Challenge:
Please print exactly the lines below, from the start of the material up to and including the line with "leg._legend_box.sep = 11", but none of the pictures.

"""

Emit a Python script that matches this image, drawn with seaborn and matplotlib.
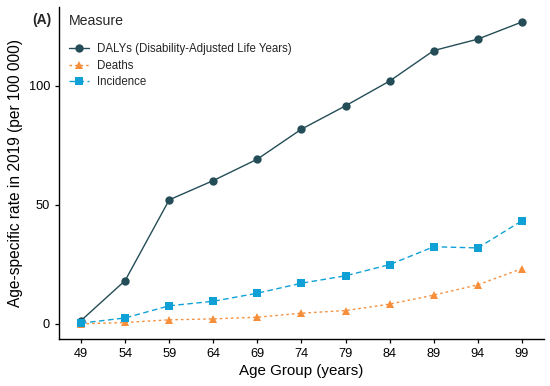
import numpy as np
import pandas as pd
import matplotlib
matplotlib.use("Agg")
import matplotlib.pyplot as plt
import seaborn as sns

age_groups = ["49", "54", "59", "64", "69", "74", "79", "84", "89", "94", "99"]
dalys = [1.4, 18.2, 52.1, 60.2, 69.2, 81.8, 91.6, 102.0, 114.8, 119.6, 126.8]
deaths = [0.0, 0.6, 1.7, 2.1, 2.8, 4.5, 5.6, 8.3, 12.1, 16.4, 23.2]
incidence = [0.3, 2.5, 7.6, 9.5, 12.9, 17.1, 20.2, 24.9, 32.4, 31.9, 43.3]
measures = ["DALYs (Disability-Adjusted Life Years)", "Deaths", "Incidence"]

df = pd.DataFrame({
    "age": age_groups * 3,
    "rate": dalys + deaths + incidence,
    "Measure": [measures[0]] * 11 + [measures[1]] * 11 + [measures[2]] * 11,
})

sns.set_theme(style="ticks")
plt.rcParams["font.family"] = ["Liberation Sans", "DejaVu Sans"]

palette = {measures[0]: "#244D57", measures[1]: "#F68E3A", measures[2]: "#0FA1D6"}
markers = {measures[0]: "o", measures[1]: "^", measures[2]: "s"}
dashes = {measures[0]: "", measures[1]: (1.8, 2.2), measures[2]: (4, 2.5)}

fig = plt.figure(figsize=(5.5, 3.86), dpi=100)
ax = fig.add_axes([0.1073, 0.1218, 0.8817, 0.8601])

sns.lineplot(data=df, x="age", y="rate", hue="Measure", style="Measure",
             palette=palette, markers=markers, dashes=dashes, ax=ax,
             linewidth=1.0, markersize=6, markeredgewidth=0, sort=False)

ax.set_xlim(-0.5, 10.5)
ax.set_ylim(-6.34, 133.1)
ax.set_yticks([0, 50, 100])
ax.set_xlabel("Age Group (years)", fontsize=10.9, color="black", labelpad=3)
ax.set_ylabel("Age-specific rate in 2019 (per 100 000)", fontsize=11.2, color="black")
ax.tick_params(axis="both", labelsize=9.2, colors="black", length=3, width=0.9)
for s in ["left", "bottom"]:
    ax.spines[s].set_linewidth(1.0)
    ax.spines[s].set_color("black")
for s in ["top", "right"]:
    ax.spines[s].set_visible(False)
ax.grid(False)

leg = ax.legend(title="Measure", loc="upper left",
                bbox_to_anchor=(69 / 550, 1 - 14 / 386), bbox_transform=fig.transFigure,
                frameon=False, fontsize=8.3, title_fontsize=10.2,
                handlelength=1.7, handletextpad=0.7, labelspacing=0.38,
                borderaxespad=0, borderpad=0)
leg._legend_box.align = "left"
leg._legend_box.sep = 11

fig.text(0.076, 1 - 20 / 386, "(A)", fontsize=10, fontweight="bold",
         ha="center", va="center")

fig.savefig("out.png", dpi=100)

"""

Solution below:
Emit a Python script that matches this image, drawn with seaborn and matplotlib.
import numpy as np
import pandas as pd
import matplotlib
matplotlib.use("Agg")
import matplotlib.pyplot as plt
import seaborn as sns

age_groups = ["49", "54", "59", "64", "69", "74", "79", "84", "89", "94", "99"]
dalys = [1.4, 18.2, 52.1, 60.2, 69.2, 81.8, 91.6, 102.0, 114.8, 119.6, 126.8]
deaths = [0.0, 0.6, 1.7, 2.1, 2.8, 4.5, 5.6, 8.3, 12.1, 16.4, 23.2]
incidence = [0.3, 2.5, 7.6, 9.5, 12.9, 17.1, 20.2, 24.9, 32.4, 31.9, 43.3]
measures = ["DALYs (Disability-Adjusted Life Years)", "Deaths", "Incidence"]

df = pd.DataFrame({
    "age": age_groups * 3,
    "rate": dalys + deaths + incidence,
    "Measure": [measures[0]] * 11 + [measures[1]] * 11 + [measures[2]] * 11,
})

sns.set_theme(style="ticks")
plt.rcParams["font.family"] = ["Liberation Sans", "DejaVu Sans"]

palette = {measures[0]: "#244D57", measures[1]: "#F68E3A", measures[2]: "#0FA1D6"}
markers = {measures[0]: "o", measures[1]: "^", measures[2]: "s"}
dashes = {measures[0]: "", measures[1]: (1.8, 2.2), measures[2]: (4, 2.5)}

fig = plt.figure(figsize=(5.5, 3.86), dpi=100)
ax = fig.add_axes([0.1073, 0.1218, 0.8817, 0.8601])

sns.lineplot(data=df, x="age", y="rate", hue="Measure", style="Measure",
             palette=palette, markers=markers, dashes=dashes, ax=ax,
             linewidth=1.0, markersize=6, markeredgewidth=0, sort=False)

ax.set_xlim(-0.5, 10.5)
ax.set_ylim(-6.34, 133.1)
ax.set_yticks([0, 50, 100])
ax.set_xlabel("Age Group (years)", fontsize=10.9, color="black", labelpad=3)
ax.set_ylabel("Age-specific rate in 2019 (per 100 000)", fontsize=11.2, color="black")
ax.tick_params(axis="both", labelsize=9.2, colors="black", length=3, width=0.9)
for s in ["left", "bottom"]:
    ax.spines[s].set_linewidth(1.0)
    ax.spines[s].set_color("black")
for s in ["top", "right"]:
    ax.spines[s].set_visible(False)
ax.grid(False)

leg = ax.legend(title="Measure", loc="upper left",
                bbox_to_anchor=(69 / 550, 1 - 14 / 386), bbox_transform=fig.transFigure,
                frameon=False, fontsize=8.3, title_fontsize=10.2,
                handlelength=1.7, handletextpad=0.7, labelspacing=0.38,
                borderaxespad=0, borderpad=0)
leg._legend_box.align = "left"
leg._legend_box.sep = 11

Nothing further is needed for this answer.